Non-tender probability: 100%

There’s no chance Yangervis Solarte doesn’t get non-tendered by the Blue Jays. Even though the club declined his 2019 contract option back on October 31st, the fact that Solarte’s still on this roster is somewhat of a surprise.

He was fun to watch for a while in April and May, but Solarte finished the 2018 season with a -1.3 WAR season in 122 games. Initially acquired last winter as part of the Blue Jays’ unofficial “raise the floor” movement, Solarte’s numbers completely bottomed out in 2018.

The interesting wrinkle to the whole Solarte situation was even though his option was declined, he’s still eligible for arbitration in 2019. If the team wasn’t willing to pick up his $5.5. million option, they most certainly wouldn’t be willing to go to arbitration.

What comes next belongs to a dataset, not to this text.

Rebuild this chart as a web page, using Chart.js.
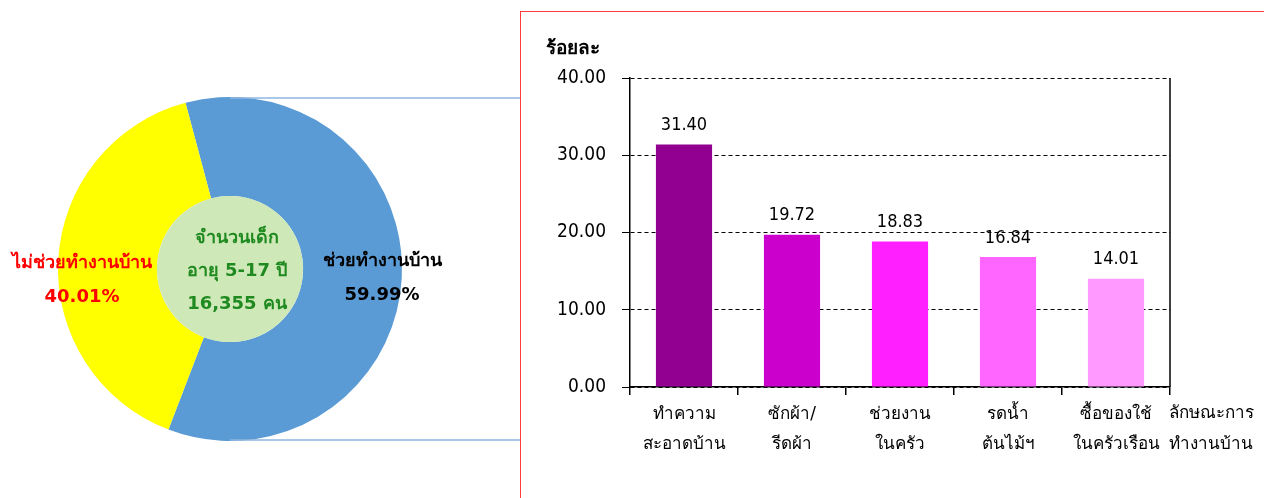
<!DOCTYPE html>
<html>
<head>
<meta charset="utf-8">
<script src="https://cdn.jsdelivr.net/npm/chart.js@4.4.1/dist/chart.umd.min.js"></script>
<style>
  body { margin: 0; background: #fff; width: 1264px; height: 498px; overflow: hidden; position: relative; }
  #pieBox { position: absolute; left: 0; top: 0; width: 520px; height: 498px; }
  #barBox { position: absolute; left: 520px; top: 11px; width: 760px; height: 500px; border: 1px solid #ff3b3b; box-sizing: border-box; }
  #barInner { position: absolute; left: 0; top: 0; width: 743px; height: 487px; }
</style>
</head>
<body>
<div id="pieBox"><canvas id="pieChart"></canvas></div>
<div id="barBox"><div id="barInner"><canvas id="barChart"></canvas></div></div>
<script>
// Doughnut data
const pieLabels = ['ช่วยทำงานบ้าน', 'ไม่ช่วยทำงานบ้าน'];
const pieValues = [59.99, 40.01];
const pieColors = ['#5b9bd5', '#ffff00'];
const pieTextColors = ['#000000', '#ff0000'];
const centerLines = ['จำนวนเด็ก', 'อายุ 5-17 ปี', '16,355 คน'];

// Bar data
const barLabels = [['ทำความ', 'สะอาดบ้าน'], ['ซักผ้า/', 'รีดผ้า'], ['ช่วยงาน', 'ในครัว'], ['รดน้ำ', 'ต้นไม้ฯ'], ['ซื้อของใช้', 'ในครัวเรือน']];
const barValues = [31.40, 19.72, 18.83, 16.84, 14.01];
const barColors = ['#910091', '#cc00cc', '#ff1fff', '#ff66ff', '#ff99ff'];
const yTicks = [0, 10, 20, 30, 40];

const thaiFont = "Tahoma, 'DejaVu Sans', 'Noto Sans', sans-serif";
const narrowFont = "'Liberation Sans Narrow', 'DejaVu Sans Condensed', 'Noto Sans', sans-serif";

// Fill the hole, draw labels and the connector lines
const pieDecor = {
    id: 'pieDecor',
    afterDraw(chart) {
        const ctx = chart.ctx;
        const arc = chart.getDatasetMeta(0).data[0];
        const cx = arc.x, cy = arc.y, r = arc.outerRadius, ir = arc.innerRadius;
        ctx.save();
        ctx.fillStyle = '#cfe8b8';
        ctx.beginPath();
        ctx.arc(cx, cy, ir, 0, Math.PI * 2);
        ctx.fill();

        ctx.strokeStyle = '#8fb6e0';
        ctx.lineWidth = 1.5;
        ctx.beginPath();
        ctx.moveTo(cx, cy - r + 1); ctx.lineTo(chart.width, cy - r + 1);
        ctx.moveTo(cx, cy + r - 1); ctx.lineTo(chart.width, cy + r - 1);
        ctx.stroke();

        ctx.textAlign = 'center';
        ctx.textBaseline = 'middle';
        ctx.font = 'bold 18px ' + thaiFont;
        ctx.fillStyle = '#1f8a1f';
        centerLines.forEach((t, i) => ctx.fillText(t, cx + 7, cy - 31 + i * 33));

        // blue slice label (right), yellow slice label (left)
        ctx.fillStyle = pieTextColors[0];
        ctx.fillText(pieLabels[0], cx + 152, cy - 8);
        ctx.fillText(pieValues[0].toFixed(2) + '%', cx + 152, cy + 26);
        ctx.fillStyle = pieTextColors[1];
        ctx.fillText(pieLabels[1], cx - 148, cy - 6);
        ctx.fillText(pieValues[1].toFixed(2) + '%', cx - 148, cy + 28);
        ctx.restore();
    }
};

new Chart(document.getElementById('pieChart'), {
    type: 'doughnut',
    data: {
        labels: pieLabels,
        datasets: [{
            data: pieValues,
            backgroundColor: pieColors,
            borderWidth: 0
        }]
    },
    options: {
        responsive: true,
        maintainAspectRatio: false,
        animation: false,
        rotation: -15,
        cutout: '42.5%',
        layout: { padding: { left: 58, right: 118, top: 97, bottom: 57 } },
        plugins: { legend: { display: false }, tooltip: { enabled: false } }
    },
    plugins: [pieDecor]
});

// Value labels, right border and axis titles
const barDecor = {
    id: 'barDecor',
    afterDatasetsDraw(chart) {
        const ctx = chart.ctx;
        const area = chart.chartArea;
        ctx.save();
        ctx.strokeStyle = '#000';
        ctx.lineWidth = 1.5;
        ctx.beginPath();
        ctx.moveTo(area.right, area.top);
        ctx.lineTo(area.right, area.bottom);
        ctx.stroke();

        ctx.fillStyle = '#000';
        ctx.textAlign = 'center';
        ctx.textBaseline = 'bottom';
        ctx.font = '18px ' + narrowFont;
        chart.getDatasetMeta(0).data.forEach((bar, i) => {
            ctx.fillText(barValues[i].toFixed(2), bar.x, bar.y - 10);
        });

        ctx.font = 'bold 19px ' + thaiFont;
        ctx.textAlign = 'left';
        ctx.textBaseline = 'middle';
        ctx.fillText('ร้อยละ', 25, 37);

        ctx.font = '17px ' + thaiFont;
        ctx.textAlign = 'center';
        ctx.fillText('ลักษณะการ', area.right + 41, area.bottom + 27);
        ctx.fillText('ทำงานบ้าน', area.right + 41, area.bottom + 58);
        ctx.restore();
    }
};

new Chart(document.getElementById('barChart'), {
    type: 'bar',
    data: {
        labels: barLabels,
        datasets: [{
            data: barValues,
            backgroundColor: barColors,
            borderWidth: 0,
            barPercentage: 0.52,
            categoryPercentage: 1
        }]
    },
    options: {
        responsive: true,
        maintainAspectRatio: false,
        animation: false,
        layout: { padding: { left: 0, right: 94, top: 66, bottom: 0 } },
        plugins: { legend: { display: false }, tooltip: { enabled: false } },
        scales: {
            x: {
                afterFit(scale) { scale.height = 112; },
                grid: { offset: true, drawOnChartArea: false, tickLength: 8, color: '#000', lineWidth: 1.5 },
                border: { color: '#000', width: 1.5 },
                ticks: {
                    color: '#000',
                    font: { family: thaiFont, size: 17, lineHeight: 1.8 },
                    padding: 4,
                    maxRotation: 0
                }
            },
            y: {
                min: 0,
                max: 40,
                afterFit(scale) { scale.width = 109; },
                afterBuildTicks(scale) { scale.ticks = yTicks.map(v => ({ value: v })); },
                grid: { color: '#000', lineWidth: 1, tickLength: 8, tickBorderDash: [0, 0], drawTicks: true },
                border: { color: '#000', width: 1.5, dash: [4, 3] },
                ticks: {
                    color: '#000',
                    padding: 16,
                    font: { family: narrowFont, size: 19 },
                    callback: v => v.toFixed(2)
                }
            }
        }
    },
    plugins: [barDecor]
});
</script>
</body>
</html>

There’s a remote possibility Solarte does return to the Blue Jays in some capacity. The Jays could non-tender him and re-sign him on a minor league deal or an extremely modest one-year contract. With his power numbers, he seems like the type of player the Rays would take a flier on (and Solarte would inevitably come back to crush the Blue Jays … that’s just how it works).

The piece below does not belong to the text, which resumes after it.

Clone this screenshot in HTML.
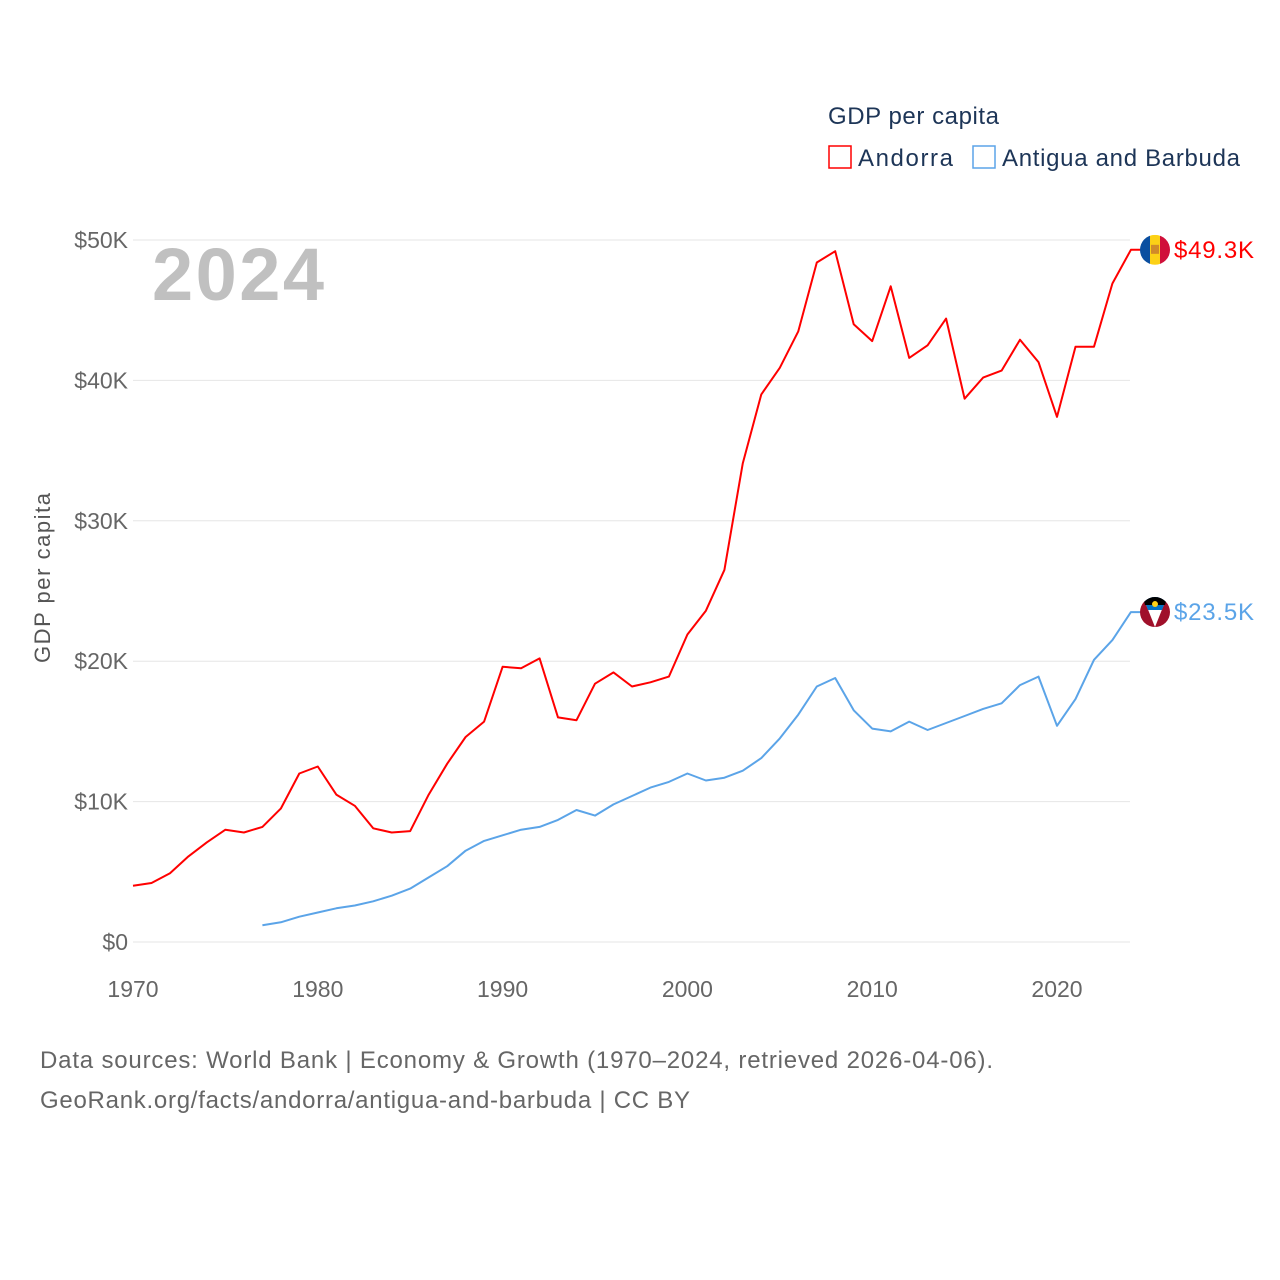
<!DOCTYPE html>
<html><head><meta charset="utf-8"><style>
body{margin:0;background:#fff;}
svg{display:block;font-family:"Liberation Sans",sans-serif;}
</style></head><body>
<svg id="chart" width="1280" height="1280">
<text x="828" y="124" font-size="24" fill="#1d3557" textLength="171">GDP per capita</text>
<g><rect x="829" y="146" width="22" height="22" fill="none" stroke="#f00" stroke-width="1.5"/><text x="858" y="166" font-size="24" fill="#1d3557" textLength="95">Andorra</text></g>
<g><rect x="973" y="146" width="22" height="22" fill="none" stroke="#5ba4e8" stroke-width="1.5"/><text x="1002" y="166" font-size="24" fill="#1d3557" textLength="238">Antigua and Barbuda</text></g>
<text x="152" y="300" font-size="74" font-weight="bold" fill="#c0c0c0" textLength="172">2024</text>
<text transform="translate(50,578) rotate(-90)" text-anchor="middle" font-size="22" fill="#555" textLength="170">GDP per capita</text>
<g id="grid"></g><g id="lines"></g><g id="ends"></g>
<text x="40" y="1068" font-size="24" fill="#666" textLength="953">Data sources: World Bank | Economy &amp; Growth (1970–2024, retrieved 2026-04-06).</text>
<text x="40" y="1108" font-size="24" fill="#666" textLength="650">GeoRank.org/facts/andorra/antigua-and-barbuda | CC BY</text>
</svg>
<script>
const yTicks=[0,10,20,30,40,50];
const xTicks=[1970,1980,1990,2000,2010,2020];
const andorraStart=1970;
const andorra=[4.0,4.2,4.9,6.1,7.1,8.0,7.8,8.2,9.5,12.0,12.5,10.5,9.7,8.1,7.8,7.9,10.5,12.7,14.6,15.7,19.6,19.5,20.2,16.0,15.8,18.4,19.2,18.2,18.5,18.9,21.9,23.6,26.5,34.1,39.0,40.9,43.5,48.4,49.2,44.0,42.8,46.7,41.6,42.5,44.4,38.7,40.2,40.7,42.9,41.3,37.4,42.4,42.4,46.9,49.3];
const antiguaStart=1977;
const antigua=[1.2,1.4,1.8,2.1,2.4,2.6,2.9,3.3,3.8,4.6,5.4,6.5,7.2,7.6,8.0,8.2,8.7,9.4,9.0,9.8,10.4,11.0,11.4,12.0,11.5,11.7,12.2,13.1,14.5,16.2,18.2,18.8,16.5,15.2,15.0,15.7,15.1,15.6,16.1,16.6,17.0,18.3,18.9,15.4,17.3,20.1,21.5,23.5];
const endLabels=["$49.3K","$23.5K"];
const NS="http://www.w3.org/2000/svg";
const X=y=>133+(y-1970)*18.48;
const Y=v=>942-v*14.04;
function mk(t,a,p){const e=document.createElementNS(NS,t);for(const k in a)e.setAttribute(k,a[k]);p.appendChild(e);return e;}
const grid=document.getElementById('grid');
yTicks.forEach(v=>{
 const l=mk('line',{x1:133,x2:1130,y1:Y(v),y2:Y(v),stroke:'#e6e6e6','stroke-width':1},grid);
 
 
 const t=mk('text',{x:128,y:Y(v)+8,'text-anchor':'end','font-size':23,fill:'#666'},grid);
 t.textContent=v===0?'$0':'$'+v+'K';
 
 
});
xTicks.forEach(y=>{
 const t=mk('text',{x:X(y),y:997,'text-anchor':'middle','font-size':23,fill:'#666'},grid);
 t.textContent=y;
 
 
});
const lines=document.getElementById('lines');
function series(vals,start,color,name){
 const pts=vals.map((v,i)=>X(start+i).toFixed(1)+','+Y(v).toFixed(1));
 const last=vals[vals.length-1];
 pts.push((X(start+vals.length-1)+10).toFixed(1)+','+Y(last).toFixed(1));
 const p=mk('polyline',{points:pts.join(' '),fill:'none',stroke:color,'stroke-width':2,'stroke-linejoin':'round'},lines);
 
 
 return Y(last);
}
const ya=series(andorra,andorraStart,'#f00','andorra');
const yb=series(antigua,antiguaStart,'#5ba4e8','antigua');
const ends=document.getElementById('ends');
const fa=mk('g',{},ends);


const ca=mk('clipPath',{id:'ca'},fa);mk('circle',{cx:1155,cy:ya,r:15},ca);
const ga=mk('g',{'clip-path':'url(#ca)'},fa);
mk('rect',{x:1140,y:ya-15,width:10,height:30,fill:'#0a4fa0'},ga);
mk('rect',{x:1150,y:ya-15,width:10,height:30,fill:'#fcd116'},ga);
mk('rect',{x:1160,y:ya-15,width:10,height:30,fill:'#d0103a'},ga);
mk('rect',{x:1151,y:ya-5,width:8,height:9,fill:'#d08a2a'},ga);
const fb=mk('g',{},ends);


const cp=mk('clipPath',{id:'cb'},fb);mk('circle',{cx:1155,cy:yb,r:15},cp);
const gb=mk('g',{'clip-path':'url(#cb)'},fb);
mk('rect',{x:1140,y:yb-15,width:30,height:30,fill:'#a0102a'},gb);
mk('polygon',{points:`1143,${yb-15} 1167,${yb-15} 1155,${yb+15}`,fill:'#fff'},gb);
mk('polygon',{points:`1143,${yb-15} 1167,${yb-15} 1162,${yb-2} 1148,${yb-2}`,fill:'#0072c6'},gb);
mk('polygon',{points:`1143,${yb-15} 1167,${yb-15} 1165,${yb-7} 1145,${yb-7}`,fill:'#000'},gb);
mk('circle',{cx:1155,cy:yb-8,r:3,fill:'#fcd116'},gb);
const la=mk('text',{x:1174,y:ya+8,'font-size':24,fill:'#f00',textLength:80},ends);la.textContent=endLabels[0];


const lb=mk('text',{x:1174,y:yb+8,'font-size':24,fill:'#5ba4e8',textLength:80},ends);lb.textContent=endLabels[1];


</script>
</body></html>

  • Player to Be Named Later

    Solarte probably still has something left in the tank. He was playing hurt some of the time this year. Not a fit for the Jays though, unless it is at a much reduced price tag.

  • orcdoubleax

    have never like Devon so would like to see this happen. I don’t think he adds anything to the team. That said I am bias against him so I may not be judging him fairly.

  • Parallex

    I figure Solarte is the only one of the three non-tendered… with Vlad almost assuredly having to wait until he hits the time where the Jays get the extra year, diaz traded and Tulo’s health falling squarely into ¯\_(ツ)_/¯ territory the Jays will hang onto him in the hopes he can regain some asset value. As for Pillar, I don’t think the Jays are sold on anyone they currently have as being a suitable replacement in CF.